Thursday, December 15, 2011
Waves are introduced early in oceanography and coastal geomorphology books, since they are a fundamental way by which energy moves through water and by which water moves sediment. One of the most important aspects of waves is their behavior as they reach shore - and terms like reflection, refraction, and diffraction are important concepts, but often misapplied words. There were some nice examples in the little tiny waves at Ala Spit in Monday's low early morning light.
Reflection is the simplest notion, in part because we can all relate to other examples in day to day life - like billiard balls, canyon echoes, and shiny countertops. Here, waves are striking a vertical wall at about 45 degrees. The reflected waves leave the wall at the same angle, creating a mesh of intersecting waves. Where the wave peaks cross, their heights add, doubling the height of the individual waves. This photo also shows how the small waves steepen and grow in height as they arrive in shallow water. One of the most dramatic examples of wave reflection here in the Sound is the havoc on the south side of the Hood Canal Bridge during a strong south wind (Shine, January 2007).
This second picture illustrates both diffraction and refraction (though tough to separate here), as waves wrap around the small bar (and diffract from its ends). Diffraction seems to be the hardest concept to pin down and takes me back to college physics labs, the diffraction of microwaves through narrow slits, and the relevance to the wave-particle character of electromagnetic energy. Refraction is the bending of waves that occurs as waves slow down in shallower water and is an incredibly important concept to coastal geomorphologists and to surfers (these avocations frequently overlap). Reflection also reappears in this photo, since there are a series of waves reaching the far side of the bar that have reflected off of the log in the distance.
Tuesday, December 13, 2011
A lesson in overwash. The frost on this chilly morning highlighted the beautiful overwash fans from past storms, when waves and high tides spilled gravel over the top of the berm and into the backshore. Some of these probably go back many years or decades; others are brand new.

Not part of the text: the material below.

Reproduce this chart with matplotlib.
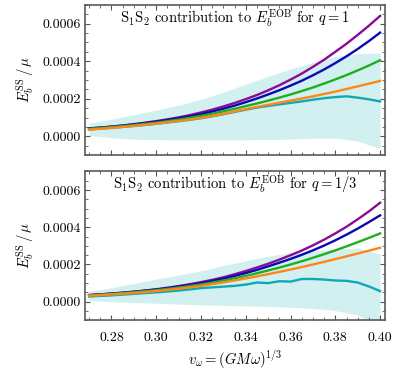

Since my visit last month (November 11) waves have washed over the newly constructed berm, depositing much of the sand and gravel on the back side of the narrow neck of the spit. The crest of the berm through this area is now only slightly above Mean Higher High Water so this winter's spring highs will continue to flood over the top. The beach face is flat and littered with scattered large cobbles and small boulders and occasional chunks of concrete that were left from the old riprap. The large wood that was placed along the temporary berm has largely washed out.
There are some good photos of the tide washing across the spit in the December 5th Whidbey News-Times.
Restoring nature isn't just about removing man made structures and replanting native vegetation; it's also about restoring the physical conditions that created and maintained the landscape in the first place. This means allowing storms and erosion and natural disturbances back into the picture - the very things we often go to such great lengths to control. The trouble is that these dynamic processes are difficult to predict and a site that has been altered for a long period of time will only return to its original condition slowly, and even then, is not likely to return in its original position.
Recovery of the berm will take time and it will take sediment. The first will require patience. The latter will be a challenge, as the neck of this spit is short on sand (and particularly gravel, since this is what best builds robust berms). The foreshore appears to have been starved of sand and gravel due to the development of a bar or proto-spit just to the south. There are also human modifications, including an updrift groin, that complicate the picture. In an ideal world, these other structures might have been removed and perhaps more gravel might have been added to the foreshore to help jump-start a new berm.
I look forward to watching what happens. Meanwhile, I trust that folks walking on the spit will take care to head back to their cars before high tide - lest their feet or their dog gets wet.